Answer: Pretty Damn Much. I've moved a lot. Crystal tumblers and vases and pink Wedgwood dessert plates with pheasants on 'em. Crystal Highballs and casserole dishes, wooden salad bowls and 10 white and gold Limoges plates (bought at a house sale in Chicago). Silver trays and bowls and candlesticks, teapots and big bowls and pottery bowls, enormous soup tureens and small plates with pictures of Elvis. Utensils and pots and immersion blenders, coffee makers and saucepans. Paper thin crystal red wine glasses--I only ever drank red wine if nothing--and I do mean nothing--else was available. They're over sized and immensely fragile and, quite frankly, a pain in my ass--but they belonged to my grandmother so they remain.
I keep telling myself to drink diet soda from them, but their intense fragility makes that an unattractive option. I think you have to be drunk to deal with these very, very fine glasses and their twig-like stems.
Now I'm pretty much down to bare basics for my kitchen. And it's interesting what The Essentials turn out to be:
-4 Ginori Italian Fruit salad plates. They're just so damn pretty and girly, and they make food look lovely.
-4 William Sonoma pasta bowls. That I don't eat pasta out of, but I use for everything else. Great size for a big salad, very good for eating messy stir fries. Excellent to shove in the fridge with rinsed fruit on, or for soup.
-Ikea leftover bowls with lids: They stack, you can mix eggs in them for scrambled eggs (scrammie eggs with some grapes on the side is my new favorite post work-out meal). They're no breakable and they take up little room.
-1 old Lechter's saucepan. For everything, from boiling pasta to poaching chicken breasts.
-1 small Corning Ware saucepan with lid; for re-heating my tea in the a.m.
Today I am making one of my last kitchen trips--Last night I began packing up my bathroom! All the 2nd Tier toiletries are bagged and ready to go. 2nd Tier toiletries are those that you don't really use that often, or which you don't particularly like, but you put them under the sink in the hopes that one day you'll need them and discover that their purchase prices was actually money well spent. What generally actually happens is they get sort of gummy from that under sink life, and you toss them when you move. These haven't had time to get gummy, so naturally I am taking them to the new place to finish marinating in time and sink-hood.

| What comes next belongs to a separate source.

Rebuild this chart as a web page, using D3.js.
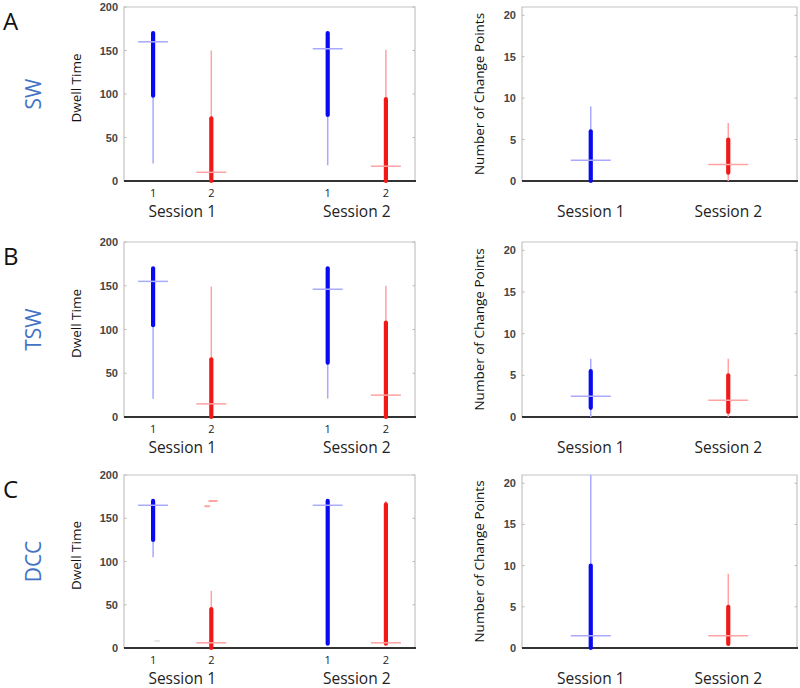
<!DOCTYPE html>
<html><head><meta charset="utf-8">
<script src="https://cdn.jsdelivr.net/npm/d3@7"></script>
<style>body{margin:0;background:#fff}svg{display:block}</style>
</head><body>
<svg id="chart" width="800" height="688"></svg>
<script>
// ---- data ----
const panelLetters = ["A", "B", "C"];
const methods = ["SW", "TSW", "DCC"];
const sessions = ["Session 1", "Session 2"];
const groupTicks = ["1", "2", "1", "2"];
const groupPositions = [1, 2, 4, 5];
const dwellTicks = [0, 50, 100, 150, 200];
const cpTicks = [0, 5, 10, 15, 20];
// box stats: [whiskerLow, q1, median, q3, whiskerHigh]
const dwellSW  = [[20, 98, 160, 170, 170], [0, 0, 10, 72, 150], [18, 76, 152, 170, 170], [0, 0, 17, 94, 151]];
const dwellTSW = [[21, 105, 155, 170, 170], [0, 0, 15, 66, 149], [21, 62, 146, 170, 170], [0, 0, 25, 108, 150]];
const dwellDCC = [[105, 125, 165, 170, 170], [0, 0, 6, 45, 66], [5, 5, 165, 170, 170], [5, 5, 6, 166, 170]];
const dwellOutliersDCC = [{x: 1.93, y: 164, g: 1}, {x: 2.0, y: 170, g: 1}, {x: 2.06, y: 170, g: 1}, {x: 1.07, y: 8, g: 2}];
const cpSW  = [[0, 0, 2.5, 6, 9], [0, 1, 2, 5, 7]];
const cpTSW = [[0, 1.1, 2.5, 5.5, 7], [0, 0.6, 2, 5, 7]];
const cpDCC = [[0, 0, 1.5, 10, 21], [0.5, 0.5, 1.5, 5, 9]];
const dwellData = [dwellSW, dwellTSW, dwellDCC];
const cpData = [cpSW, cpTSW, cpDCC];
const dwellOutliers = [[], [], dwellOutliersDCC];

// ---- styles ----
const dark = ["#0a0af0", "#f21818"];
const light = ["#a9a9ff", "#ffa3a3", "#e6e6ee"];
const rows = [{top: 7, bottom: 181}, {top: 242, bottom: 417}, {top: 475, bottom: 648}];
const leftX = [124, 415], rightX = [522, 797];

const svg = d3.select("#chart");
svg.append("rect").attr("width", 800).attr("height", 688).attr("fill", "#fff");

function frame(g, x0, x1, y0, y1, y, ticks) {
  g.append("path").attr("d", `M${x0},${y1}V${y0}H${x1}V${y1}`)
    .attr("fill", "none").attr("stroke", "#c4c4c4").attr("stroke-width", 1.2);
  const ax = d3.axisLeft(y).tickValues(ticks).tickSize(0).tickPadding(6);
  const a = g.append("g").attr("transform", `translate(${x0},0)`).call(ax);
  a.select(".domain").remove();
  a.selectAll("text").attr("font-family", "Liberation Sans, Arial, sans-serif")
    .attr("font-size", 11).attr("font-weight", "bold").attr("fill", "#444");
  ticks.forEach(t => {
    g.append("line").attr("x1", x0).attr("x2", x0 + 2.5).attr("y1", y(t)).attr("y2", y(t)).attr("stroke", "#bbb");
    g.append("line").attr("x1", x1).attr("x2", x1 - 2.5).attr("y1", y(t)).attr("y2", y(t)).attr("stroke", "#bbb");
  });
  g.append("line").attr("x1", x0).attr("x2", x1 + 1).attr("y1", y1).attr("y2", y1)
    .attr("stroke", "#333").attr("stroke-width", 2);
}

function boxes(g, x, y, stats, positions, colorIdx, medLen) {
  stats.forEach((s, i) => {
    const cx = x(positions[i]);
    const ci = colorIdx[i];
    g.append("line").attr("x1", cx).attr("x2", cx).attr("y1", y(s[0])).attr("y2", y(s[4]))
      .attr("stroke", light[ci]).attr("stroke-width", 1.5);
    g.append("line").attr("x1", cx).attr("x2", cx).attr("y1", y(s[1])).attr("y2", y(s[3]))
      .attr("stroke", dark[ci]).attr("stroke-width", 4.2).attr("stroke-linecap", "round");
    g.append("line").attr("x1", cx - medLen / 2).attr("x2", cx + medLen / 2).attr("y1", y(s[2])).attr("y2", y(s[2]))
      .attr("stroke", light[ci]).attr("stroke-width", 1.5);
  });
}

const labelFont = "Open Sans, Lato, sans-serif";

rows.forEach((r, ri) => {
  // panel letter and method label
  svg.append("text").attr("x", 3).attr("y", r.top + 23).text(panelLetters[ri])
    .attr("font-family", labelFont).attr("font-size", 24).attr("fill", "#111");
  svg.append("text").attr("transform", `translate(41,${(r.top + r.bottom) / 2}) rotate(-90)`)
    .attr("text-anchor", "middle").text(methods[ri])
    .attr("font-family", labelFont).attr("font-size", 21).attr("fill", "#4472c4");

  // ---- dwell time panel ----
  const gL = svg.append("g");
  const xL = d3.scaleLinear().domain([0.5, 5.5]).range(leftX);
  const yL = d3.scaleLinear().domain([0, 200]).range([r.bottom, r.top]);
  frame(gL, leftX[0], leftX[1], r.top, r.bottom, yL, dwellTicks);
  boxes(gL, xL, yL, dwellData[ri], groupPositions, [0, 1, 0, 1], 30);
  dwellOutliers[ri].forEach(o => {
    gL.append("line").attr("x1", xL(o.x) - 2).attr("x2", xL(o.x) + 2).attr("y1", yL(o.y)).attr("y2", yL(o.y))
      .attr("stroke", light[o.g]).attr("stroke-width", 2).attr("stroke-linecap", "round");
  });
  groupPositions.forEach((p, i) => {
    gL.append("text").attr("x", xL(p)).attr("y", r.bottom + 16).attr("text-anchor", "middle")
      .text(groupTicks[i]).attr("font-family", labelFont).attr("font-size", 11).attr("fill", "#222");
  });
  sessions.forEach((s, i) => {
    const cx = (xL(groupPositions[2 * i]) + xL(groupPositions[2 * i + 1])) / 2;
    gL.append("text").attr("x", cx).attr("y", r.bottom + 36).attr("text-anchor", "middle")
      .text(s).attr("font-family", labelFont).attr("font-size", 15.5).attr("fill", "#222");
  });
  gL.append("text").attr("transform", `translate(81,${(r.top + r.bottom) / 2 - 6}) rotate(-90)`)
    .attr("text-anchor", "middle").text("Dwell Time")
    .attr("font-family", labelFont).attr("font-size", 13.5).attr("fill", "#111");

  // ---- change points panel ----
  const gR = svg.append("g");
  const xR = d3.scaleLinear().domain([0.5, 2.5]).range(rightX);
  const yR = d3.scaleLinear().domain([0, 21]).range([r.bottom, r.top]);
  frame(gR, rightX[0], rightX[1], r.top, r.bottom, yR, cpTicks);
  boxes(gR, xR, yR, cpData[ri], [1, 2], [0, 1], 40);
  sessions.forEach((s, i) => {
    gR.append("text").attr("x", xR(i + 1)).attr("y", r.bottom + 36).attr("text-anchor", "middle")
      .text(s).attr("font-family", labelFont).attr("font-size", 15.5).attr("fill", "#222");
  });
  gR.append("text").attr("transform", `translate(484,${(r.top + r.bottom) / 2}) rotate(-90)`)
    .attr("text-anchor", "middle").text("Number of Change Points")
    .attr("font-family", labelFont).attr("font-size", 13.5).attr("fill", "#111");
});
</script>
</body></html>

Today's trip will be made on my way down to Lincoln Plaza for a press screening of a new French Imax Film, called The Genius of Van Gogh. I got on the press list last spring, when I was doing a piece on some film screenings in the East Village that ended up not going to publication in the end. But I like Van Gogh--who the hell doesn't?--and thought maybe I could figure out a place to sell a piece on this film.
So over to see it, and to scribble some notes in the dark on it--then to research places where it will be distributed and see if I can pitch a piece to them.
BTW, still haven't heard from Self about essay. Not good. When they like something, you tend to hear within a day or two. I wish they'd be courteous enough to reply equally quickly when the answer's "no".